Soil environment is the second, and the cheapest. Conservation tillage and surface mulch insulate the root zone. The report cites trials where ploughed soil under maize hit 41.4°C while neighbouring zero-till plots stayed about 10°C cooler at the same hour, under the same sky. The Brazilian sugarcane sector is the working example at scale. No-till on sugarcane straw left soybean fields measurably less damaged through the 2023 and 2024 seasons because the residue blanket cut both surface temperature and evaporative loss. The same physics carries to vegetable beds and orchards.

Management is the third. Adjusted planting dates, agrometeorological advisories, and anticipatory action protocols are often the highest-return interventions and the most underused. A heatwave is one of the few extreme events that genuinely can be forecast days in advance. The constraint, particularly in southern and eastern European smallholder systems, is access to the forecast and to a workable response plan, not the science behind it.

A note on sourcing

For grain and processed-food buyers, the spatial pattern of heat-driven yield losses is changing how supply contracts are written. The southern Mediterranean, the Black Sea basin, and the North Sea farms don't fail in the same weather. Procurement portfolios concentrated in two or three suppliers in the same climate zone are the most exposed when a regional shock arrives, as the 2022 Black Sea wheat market and the 2025 southern European cotton, olive oil, and processing tomato seasons both made plain. 

The ceiling

Adaptation reduces damage. It doesn't set the ceiling. Under high-emission pathways, total agricultural productivity continues to decline in the FAO–WMO modelling even with full uptake of every known on-farm intervention. The 88 million hectares is the early phase of the adjustment, and the carbon cost of those hectares is already in the atmosphere working against the next round.

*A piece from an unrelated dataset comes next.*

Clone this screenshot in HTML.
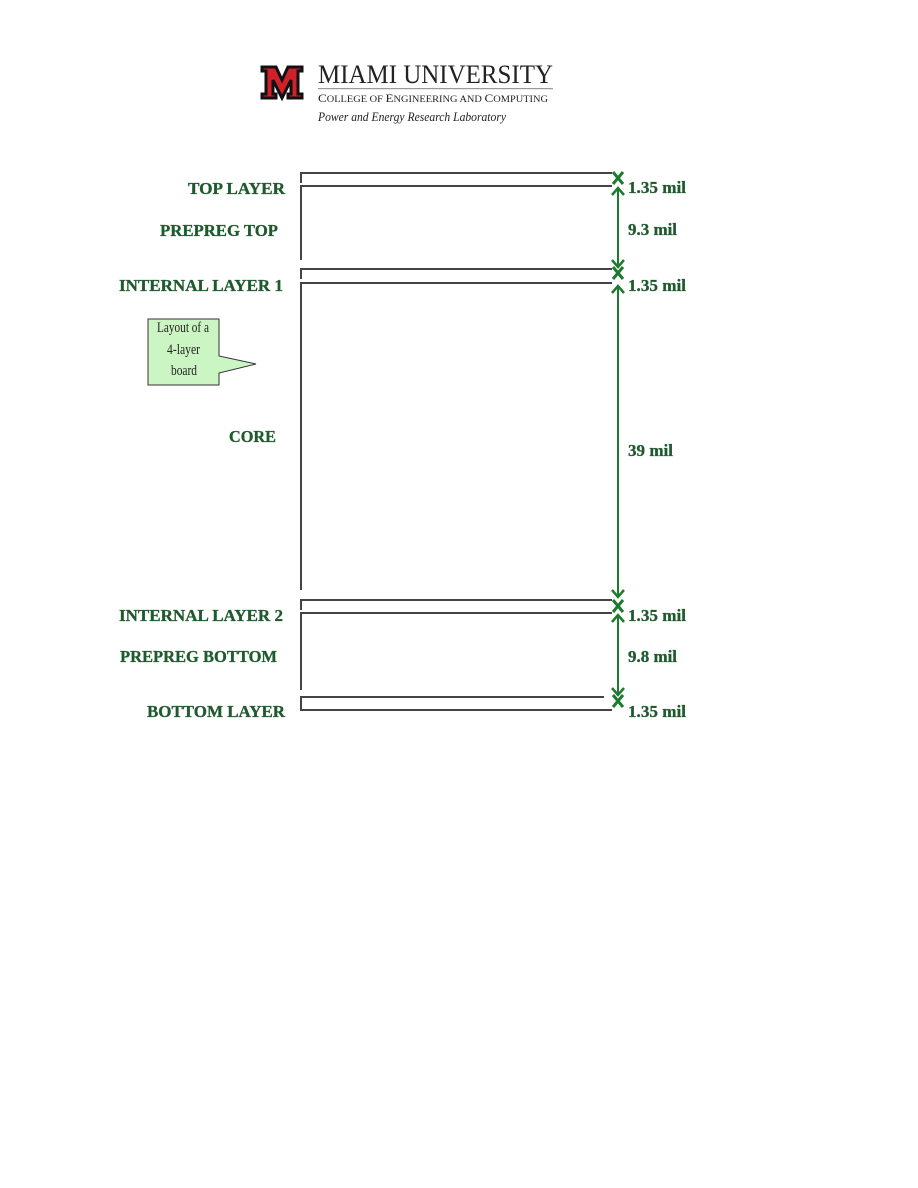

What holds up across most climate trajectories is short and unglamorous. Residue cover, reduced tillage, varieties chosen for the climate the farm actually has rather than the one in the planting handbook, and a forecast that arrives in time to act on. None of it new. Producers and buyers already running all of it are the ones least exposed when the next compound event lands.

References

  1. FAO and WMO. (2026). Extreme heat and agriculture – FAO–WMO joint report. Rome and Geneva.
  2. Burke, M., Zahid, M., Martins, M., Callahan, C., Lee, R., Avirmed, T., Heft-Neal, S., Kiang, M. V., Hsiang, S., & Lobell, D. (2024). Are We Adapting to Climate Change? NBER Working Paper No. w32985.